Written problem: Scan the lines below for the string "seaborn" and copy every one that has it.

▬▬▬

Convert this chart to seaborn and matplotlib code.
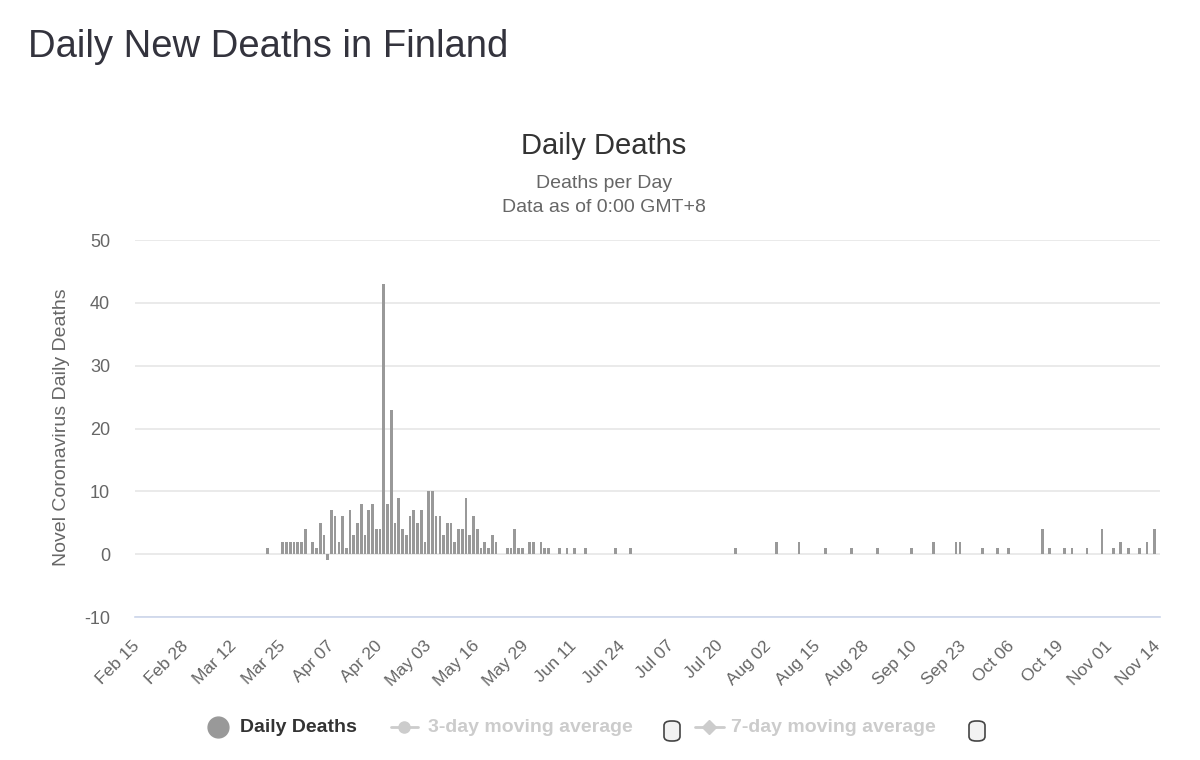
import pandas as pd
import matplotlib
matplotlib.use("Agg")
import matplotlib.pyplot as plt
import seaborn as sns
from matplotlib.lines import Line2D
from matplotlib.patches import FancyBboxPatch

sns.set_style("white")
plt.rcParams["font.family"] = ["Liberation Sans", "DejaVu Sans"]

# daily deaths in Finland, Feb 15 - Nov 14 2020
feb = [0, 0, 0, 0, 0, 0, 0, 0, 0, 0, 0, 0, 0, 0, 0]
mar = [0, 0, 0, 0, 0, 0, 0, 0, 0, 0,
       0, 0, 0, 0, 0, 0, 0, 0, 0, 0,
       1, 0, 0, 0, 2, 2, 2, 2, 2, 2, 4]
apr = [0, 2, 1, 5, 3, -1, 7, 6, 2, 6,
       1, 7, 3, 5, 8, 3, 7, 8, 4, 4,
       43, 8, 23, 5, 9, 4, 3, 6, 7, 5]
may = [7, 2, 10, 10, 6, 6, 3, 5, 5, 2,
       4, 4, 9, 3, 6, 4, 1, 2, 1, 3,
       2, 0, 0, 1, 1, 4, 1, 1, 0, 2, 2]
jun = [0, 2, 1, 1, 0, 0, 1, 0, 1, 0,
       1, 0, 0, 1, 0, 0, 0, 0, 0, 0,
       0, 1, 0, 0, 0, 1, 0, 0, 0, 0]
jul = [0, 0, 0, 0, 0, 0, 0, 0, 0, 0,
       0, 0, 0, 0, 0, 0, 0, 0, 0, 0,
       0, 0, 0, 1, 0, 0, 0, 0, 0, 0, 0]
aug = [0, 0, 0, 2, 0, 0, 0, 0, 0, 2,
       0, 0, 0, 0, 0, 0, 1, 0, 0, 0,
       0, 0, 0, 1, 0, 0, 0, 0, 0, 0, 1]
sep = [0, 0, 0, 0, 0, 0, 0, 0, 1, 0,
       0, 0, 0, 0, 2, 0, 0, 0, 0, 0,
       2, 2, 0, 0, 0, 0, 0, 1, 0, 0]
oct_ = [0, 1, 0, 0, 1, 0, 0, 0, 0, 0,
        0, 0, 0, 4, 0, 1, 0, 0, 0, 1,
        0, 1, 0, 0, 0, 1, 0, 0, 0, 4, 0]
nov = [0, 1, 0, 2, 0, 1, 0, 0, 1, 0, 2, 0, 4, 0]

tick_labels = ["Feb 15", "Feb 28", "Mar 12", "Mar 25", "Apr 07", "Apr 20",
               "May 03", "May 16", "May 29", "Jun 11", "Jun 24", "Jul 07",
               "Jul 20", "Aug 02", "Aug 15", "Aug 28", "Sep 10", "Sep 23",
               "Oct 06", "Oct 19", "Nov 01", "Nov 14"]
y_ticks = [-10, 0, 10, 20, 30, 40, 50]

days = pd.date_range("2020-02-15", "2020-11-14", freq="D")
deaths = feb + mar + apr + may + jun + jul + aug + sep + oct_ + nov
df = pd.DataFrame({"day": days.strftime("%Y-%m-%d"), "deaths": deaths})

W, H = 1200, 760
fig = plt.figure(figsize=(W / 100, H / 100), dpi=100)
ax = fig.add_axes([135 / W, 1 - 617 / H, 1025 / W, 377 / H])

sns.barplot(data=df, x="day", y="deaths", color="#999999", saturation=1,
            width=0.72, linewidth=0, errorbar=None, ax=ax)

ax.set_xlim(-0.5, len(df) - 0.5)
ax.set_ylim(-10, 50)
ax.set_xticks(range(0, len(df), 13))
ax.set_xticklabels(tick_labels, rotation=45, ha="right", va="center",
                   rotation_mode="anchor", color="#666666", fontsize=12.5)
ax.set_yticks(y_ticks)
ax.set_yticklabels([str(v) for v in y_ticks], color="#666666", fontsize=13)
ax.tick_params(axis="x", length=0, pad=19)
ax.tick_params(axis="y", length=0, pad=18)
ax.set_xlabel("")
ax.set_ylabel("")
ax.yaxis.grid(True, color="#e6e6e6", linewidth=1.2)
ax.set_axisbelow(True)
for side in ["top", "right", "left"]:
    ax.spines[side].set_visible(False)
ax.spines["bottom"].set_color("#ccd6eb")
ax.spines["bottom"].set_linewidth(1.2)


def fx(x):
    return x / W


def fy(y):
    return 1 - y / H


# titles
fig.text(fx(28), fy(47), "Daily New Deaths in Finland", fontsize=27.5,
         color="#33333d", ha="left", va="center")
fig.text(fx(604), fy(146), "Daily Deaths", fontsize=21, color="#333333",
         ha="center", va="center")
fig.text(fx(604), fy(183), "Deaths per Day", fontsize=14, color="#666666",
         ha="center", va="center")
fig.text(fx(604), fy(208), "Data as of 0:00 GMT+8", fontsize=14,
         color="#666666", ha="center", va="center")
fig.text(fx(62), fy(427), "Novel Coronavirus Daily Deaths", fontsize=14,
         color="#666666", rotation=90, ha="center", va="center")

# legend
ly = fy(727)
fig.add_artist(Line2D([fx(218)], [ly], marker="o", markersize=15,
                      color="#999999", linestyle="none",
                      transform=fig.transFigure))
fig.text(fx(240), ly, "Daily Deaths", fontsize=14, fontweight="bold",
         color="#333333", ha="left", va="center")

fig.add_artist(Line2D([fx(391), fx(418)], [ly, ly], color="#cccccc", lw=2,
                      transform=fig.transFigure))
fig.add_artist(Line2D([fx(404)], [ly], marker="o", markersize=8,
                      color="#cccccc", linestyle="none",
                      transform=fig.transFigure))
fig.text(fx(428), ly, "3-day moving average", fontsize=14, fontweight="bold",
         color="#cccccc", ha="left", va="center")

fig.add_artist(Line2D([fx(695), fx(724)], [ly, ly], color="#cccccc", lw=2,
                      transform=fig.transFigure))
fig.add_artist(Line2D([fx(709)], [ly], marker="D", markersize=7,
                      color="#cccccc", linestyle="none",
                      transform=fig.transFigure))
fig.text(fx(731), ly, "7-day moving average", fontsize=14, fontweight="bold",
         color="#cccccc", ha="left", va="center")

for cx in [672, 977]:
    box = FancyBboxPatch((fx(cx - 8), fy(741)), 16 / W, 20 / H,
                         boxstyle="round,pad=0,rounding_size=0.006",
                         facecolor="#f2f2f2", edgecolor="#444444",
                         linewidth=1.2, transform=fig.transFigure)
    fig.add_artist(box)

fig.savefig("out.png", dpi=100, facecolor="white")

▬▬▬

Reply:
Convert this chart to seaborn and matplotlib code.
import seaborn as sns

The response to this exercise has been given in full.